A simple answer to this question is that you should use your real name. However, not everything in life lends itself to simple answers. It is not uncommon for a person to have a legal name which is entirely different from the name he or she actually goes by.  Your birth certificate and driver’s licence may say “Charles”, but everyone since you were in diapers has called you “Chuck”.

It’s actually very common for people to go by their middle names. Someone who holds herself out to the world as “Mary” may actually be an “Elizabeth” when you look at her passport. Then there’s the odd inexplicable case of a “Clinton” who goes by something like “Scooter”.

To be clear, these are not people living lives of mystery and intrigue in the style of Jason Bourne. They are accountants and soccer moms and Rotary Club members. At least, I assume they are when I’m doing their wills. Maybe some of them are secret operatives with Swiss bank safety deposit boxes storing handguns, massive stacks of unmarked bills, and forged passports. As a lawyer, I sometimes live vicariously through my clients, but I certainly don’t need that kind of excitement in my life.  But I digress.

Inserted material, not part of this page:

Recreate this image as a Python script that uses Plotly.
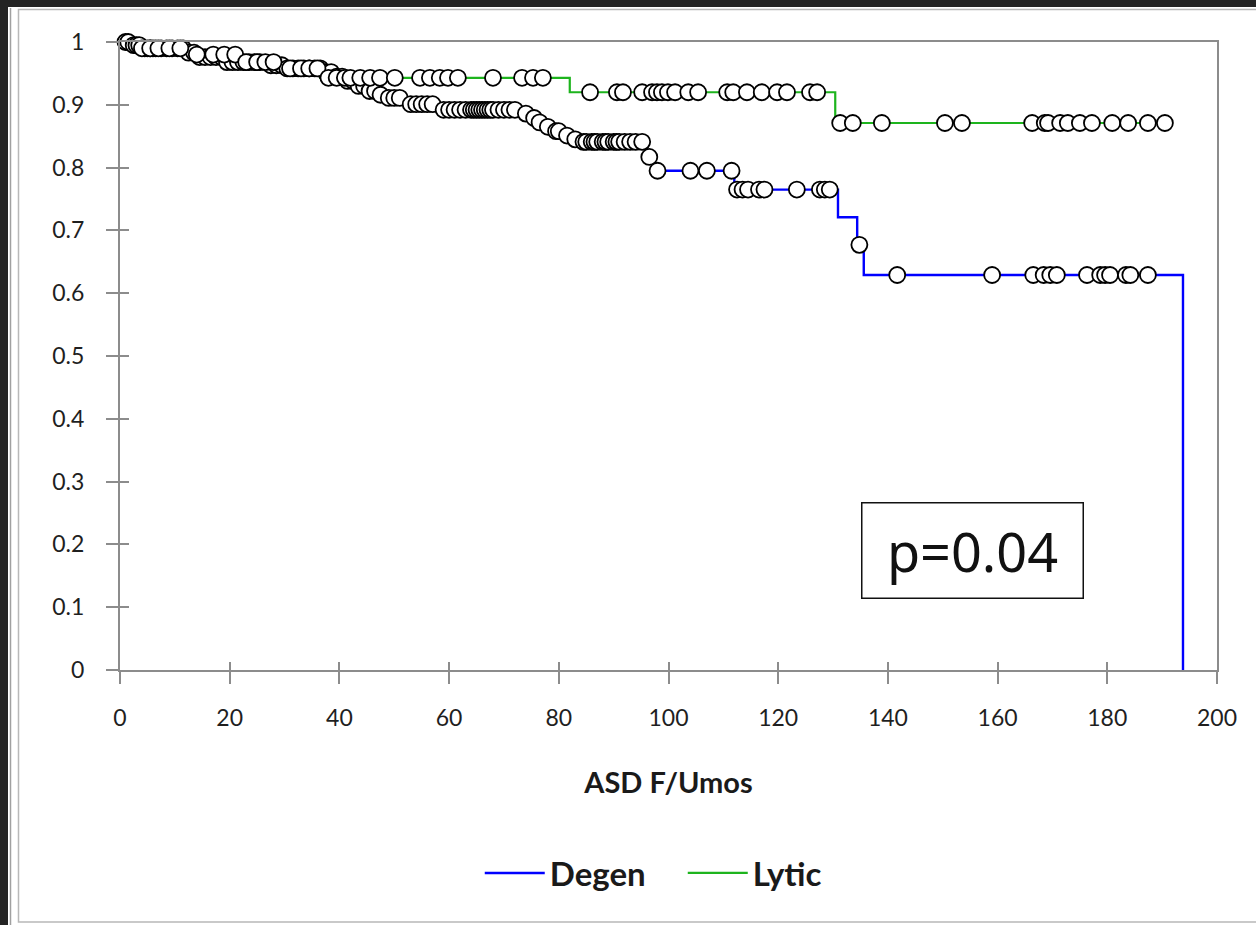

So what should you do when you go by one name, but your birth certificate lists another? A good rule of thumb is to list all your legal names – first, middle, and last. Sometimes people have multiple middle names, and if that’s the case, list them all. In the case of an alias that is much more commonly known than your actual legal name, you’ll likely want to include that in brackets. For example, a Korean expatriate who goes by “Philip” may be “Youngki (Philip) Lee” for the purposes of his will.

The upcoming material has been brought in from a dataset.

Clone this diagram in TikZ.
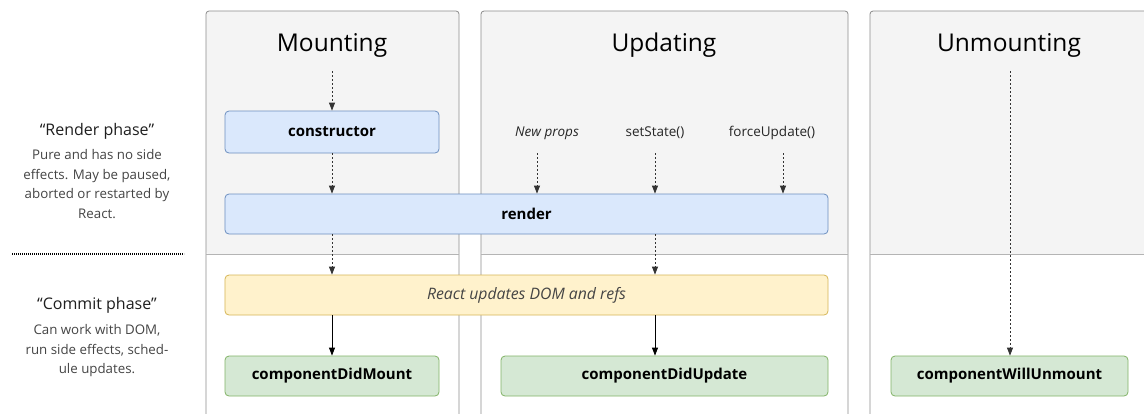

Finally, if you’ve changed your name in the past, you may, in some cases, want to include that information in your will. This may be a good idea, for example, for a woman who has changed her name during marriage, and then perhaps changed her name back to her maiden name following a divorce, and then changed her name again after a second marriage. Some bank accounts and property may still be listed under the former names. You could write something like “Jane Helen Smith (formerly known as Jane Helen Johnson)” in such a case. This may be unnecessary if a person has been known most of his or her adult life by a particular surname, with all property being registered under that surname.

The idea is to be as comprehensive and unambiguous as possible. If you follow the above guidelines, things should go smoothly for your executor and beneficiaries.